Take every line from the listing below that contains "React".

═══ Dataset extract ═══

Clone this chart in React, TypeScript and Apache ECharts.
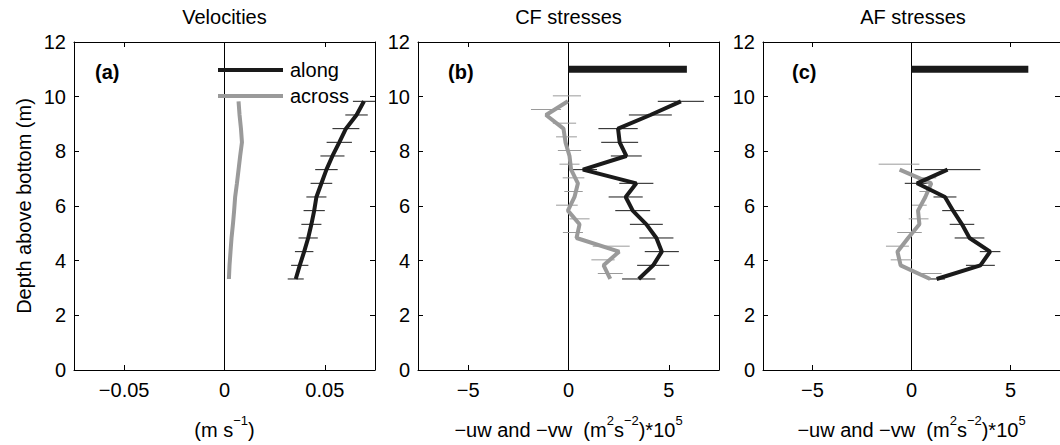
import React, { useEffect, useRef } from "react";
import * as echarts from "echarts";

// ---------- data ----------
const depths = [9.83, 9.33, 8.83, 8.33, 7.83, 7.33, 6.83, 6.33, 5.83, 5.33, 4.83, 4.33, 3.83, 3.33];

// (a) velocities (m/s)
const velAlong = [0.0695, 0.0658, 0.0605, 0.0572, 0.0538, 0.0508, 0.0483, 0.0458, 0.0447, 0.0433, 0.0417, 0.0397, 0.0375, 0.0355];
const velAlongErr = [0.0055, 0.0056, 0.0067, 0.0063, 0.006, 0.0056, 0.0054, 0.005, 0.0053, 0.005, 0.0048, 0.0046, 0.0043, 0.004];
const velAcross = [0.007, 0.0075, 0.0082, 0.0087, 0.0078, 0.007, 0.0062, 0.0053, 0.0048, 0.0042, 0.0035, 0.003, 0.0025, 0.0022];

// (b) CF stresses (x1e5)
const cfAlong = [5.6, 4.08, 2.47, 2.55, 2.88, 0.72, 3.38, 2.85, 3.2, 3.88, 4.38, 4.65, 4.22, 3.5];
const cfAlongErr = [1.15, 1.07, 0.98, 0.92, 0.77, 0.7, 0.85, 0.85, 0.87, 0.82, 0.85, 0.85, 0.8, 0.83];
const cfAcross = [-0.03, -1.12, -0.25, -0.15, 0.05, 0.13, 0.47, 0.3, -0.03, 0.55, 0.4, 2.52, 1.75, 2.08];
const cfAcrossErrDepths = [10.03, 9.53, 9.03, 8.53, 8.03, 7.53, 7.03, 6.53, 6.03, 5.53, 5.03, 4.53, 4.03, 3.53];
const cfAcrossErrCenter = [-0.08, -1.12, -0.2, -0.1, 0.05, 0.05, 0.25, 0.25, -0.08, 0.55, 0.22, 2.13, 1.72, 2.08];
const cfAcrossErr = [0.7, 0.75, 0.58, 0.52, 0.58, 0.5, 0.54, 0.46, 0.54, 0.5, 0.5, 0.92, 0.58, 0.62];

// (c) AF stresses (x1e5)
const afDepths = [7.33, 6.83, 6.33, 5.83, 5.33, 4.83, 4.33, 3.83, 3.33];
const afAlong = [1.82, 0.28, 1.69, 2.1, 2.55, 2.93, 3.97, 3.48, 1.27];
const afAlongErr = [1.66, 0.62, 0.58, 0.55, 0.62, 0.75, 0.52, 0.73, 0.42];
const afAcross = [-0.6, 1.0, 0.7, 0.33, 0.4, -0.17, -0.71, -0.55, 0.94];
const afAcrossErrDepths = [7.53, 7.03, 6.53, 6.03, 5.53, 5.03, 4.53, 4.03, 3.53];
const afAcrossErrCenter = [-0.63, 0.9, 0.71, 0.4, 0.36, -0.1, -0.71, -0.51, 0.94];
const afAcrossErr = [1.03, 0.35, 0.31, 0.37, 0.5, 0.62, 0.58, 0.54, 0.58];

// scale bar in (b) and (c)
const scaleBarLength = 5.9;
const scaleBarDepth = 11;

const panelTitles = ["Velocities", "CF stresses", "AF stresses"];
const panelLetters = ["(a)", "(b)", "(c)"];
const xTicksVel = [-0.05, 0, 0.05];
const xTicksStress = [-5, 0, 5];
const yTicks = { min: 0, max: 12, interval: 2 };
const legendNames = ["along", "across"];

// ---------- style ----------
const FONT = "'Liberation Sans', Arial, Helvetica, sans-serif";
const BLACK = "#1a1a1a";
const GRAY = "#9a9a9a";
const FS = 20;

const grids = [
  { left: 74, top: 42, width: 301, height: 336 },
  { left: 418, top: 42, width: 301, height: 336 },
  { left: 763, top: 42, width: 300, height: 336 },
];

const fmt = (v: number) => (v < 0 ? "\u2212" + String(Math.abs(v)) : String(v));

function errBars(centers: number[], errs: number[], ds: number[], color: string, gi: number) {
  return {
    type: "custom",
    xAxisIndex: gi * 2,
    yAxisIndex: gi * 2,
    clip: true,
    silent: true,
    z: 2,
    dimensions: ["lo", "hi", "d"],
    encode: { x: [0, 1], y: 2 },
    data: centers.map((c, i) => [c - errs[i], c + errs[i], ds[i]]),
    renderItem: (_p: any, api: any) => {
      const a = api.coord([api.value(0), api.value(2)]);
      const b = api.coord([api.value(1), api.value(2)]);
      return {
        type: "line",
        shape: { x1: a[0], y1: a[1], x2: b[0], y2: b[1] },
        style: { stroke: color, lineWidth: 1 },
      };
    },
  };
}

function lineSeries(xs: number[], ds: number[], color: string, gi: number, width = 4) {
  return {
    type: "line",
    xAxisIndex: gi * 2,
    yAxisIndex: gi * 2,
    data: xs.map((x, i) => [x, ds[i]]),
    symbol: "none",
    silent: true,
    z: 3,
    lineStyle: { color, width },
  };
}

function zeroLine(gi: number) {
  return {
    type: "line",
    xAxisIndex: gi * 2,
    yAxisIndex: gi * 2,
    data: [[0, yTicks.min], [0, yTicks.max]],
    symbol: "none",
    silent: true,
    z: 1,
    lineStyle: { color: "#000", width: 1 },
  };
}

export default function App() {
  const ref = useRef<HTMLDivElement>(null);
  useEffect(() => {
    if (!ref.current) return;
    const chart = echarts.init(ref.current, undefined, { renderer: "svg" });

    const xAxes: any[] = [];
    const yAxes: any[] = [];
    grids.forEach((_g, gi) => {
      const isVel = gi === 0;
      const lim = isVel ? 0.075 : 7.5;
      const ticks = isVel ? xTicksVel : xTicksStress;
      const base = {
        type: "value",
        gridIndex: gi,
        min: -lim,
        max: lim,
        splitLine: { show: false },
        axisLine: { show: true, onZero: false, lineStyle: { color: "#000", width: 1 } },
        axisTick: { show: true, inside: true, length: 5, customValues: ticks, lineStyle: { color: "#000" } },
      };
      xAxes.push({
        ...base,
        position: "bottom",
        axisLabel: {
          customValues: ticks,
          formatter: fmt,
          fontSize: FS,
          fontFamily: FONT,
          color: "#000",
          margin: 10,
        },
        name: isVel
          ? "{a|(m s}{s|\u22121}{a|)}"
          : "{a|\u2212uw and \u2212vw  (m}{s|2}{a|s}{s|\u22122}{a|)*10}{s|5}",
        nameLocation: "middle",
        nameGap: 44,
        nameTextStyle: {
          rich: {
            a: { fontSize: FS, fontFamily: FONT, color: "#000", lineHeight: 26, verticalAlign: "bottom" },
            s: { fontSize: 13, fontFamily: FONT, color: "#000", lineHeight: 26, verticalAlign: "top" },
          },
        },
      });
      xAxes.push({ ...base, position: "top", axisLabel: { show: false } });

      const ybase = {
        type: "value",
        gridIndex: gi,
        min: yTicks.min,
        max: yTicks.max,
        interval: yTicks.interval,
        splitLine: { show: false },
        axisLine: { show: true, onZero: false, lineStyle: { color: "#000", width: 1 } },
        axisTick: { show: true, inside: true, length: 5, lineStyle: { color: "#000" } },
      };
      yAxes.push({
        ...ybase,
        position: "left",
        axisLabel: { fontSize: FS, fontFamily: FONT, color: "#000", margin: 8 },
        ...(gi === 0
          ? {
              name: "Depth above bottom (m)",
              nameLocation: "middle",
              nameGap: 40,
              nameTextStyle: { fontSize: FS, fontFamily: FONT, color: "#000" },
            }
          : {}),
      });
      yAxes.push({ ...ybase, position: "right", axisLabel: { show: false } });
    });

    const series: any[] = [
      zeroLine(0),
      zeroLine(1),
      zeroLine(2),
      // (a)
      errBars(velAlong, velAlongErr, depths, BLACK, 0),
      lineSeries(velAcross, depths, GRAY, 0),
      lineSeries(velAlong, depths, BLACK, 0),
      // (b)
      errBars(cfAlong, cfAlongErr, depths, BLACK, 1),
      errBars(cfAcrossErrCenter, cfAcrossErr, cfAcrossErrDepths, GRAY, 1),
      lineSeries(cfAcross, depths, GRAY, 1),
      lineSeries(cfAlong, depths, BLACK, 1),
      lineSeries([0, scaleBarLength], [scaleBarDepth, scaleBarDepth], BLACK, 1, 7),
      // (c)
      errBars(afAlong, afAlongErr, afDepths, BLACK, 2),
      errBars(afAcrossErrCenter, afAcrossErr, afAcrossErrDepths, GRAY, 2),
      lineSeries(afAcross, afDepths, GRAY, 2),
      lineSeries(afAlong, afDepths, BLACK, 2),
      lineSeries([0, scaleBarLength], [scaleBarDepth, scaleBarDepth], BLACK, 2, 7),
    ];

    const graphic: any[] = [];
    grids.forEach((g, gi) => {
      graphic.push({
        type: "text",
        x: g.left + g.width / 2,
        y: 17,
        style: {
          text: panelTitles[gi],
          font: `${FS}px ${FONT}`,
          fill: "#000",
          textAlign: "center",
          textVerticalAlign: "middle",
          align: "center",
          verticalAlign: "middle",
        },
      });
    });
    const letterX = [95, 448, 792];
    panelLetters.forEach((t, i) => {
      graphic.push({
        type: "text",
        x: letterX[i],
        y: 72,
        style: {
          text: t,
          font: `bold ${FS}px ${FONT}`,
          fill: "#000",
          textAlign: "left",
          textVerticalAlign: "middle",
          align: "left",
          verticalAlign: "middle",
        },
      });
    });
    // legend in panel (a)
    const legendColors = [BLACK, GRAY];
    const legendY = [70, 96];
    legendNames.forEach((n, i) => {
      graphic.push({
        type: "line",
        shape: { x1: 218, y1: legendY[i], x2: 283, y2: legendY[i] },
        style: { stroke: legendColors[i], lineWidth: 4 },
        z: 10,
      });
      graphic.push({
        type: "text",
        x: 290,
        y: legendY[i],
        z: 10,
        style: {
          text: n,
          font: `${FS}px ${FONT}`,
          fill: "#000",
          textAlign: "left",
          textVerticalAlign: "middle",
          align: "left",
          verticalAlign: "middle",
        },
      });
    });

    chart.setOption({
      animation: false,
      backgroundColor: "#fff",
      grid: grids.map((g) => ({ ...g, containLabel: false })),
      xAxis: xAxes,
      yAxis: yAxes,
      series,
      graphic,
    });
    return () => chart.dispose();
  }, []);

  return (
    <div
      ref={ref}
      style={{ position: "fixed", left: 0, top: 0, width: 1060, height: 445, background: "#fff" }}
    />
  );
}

═══

### Exercise answer
Clone this chart in React, TypeScript and Apache ECharts.
import React, { useEffect, useRef } from "react";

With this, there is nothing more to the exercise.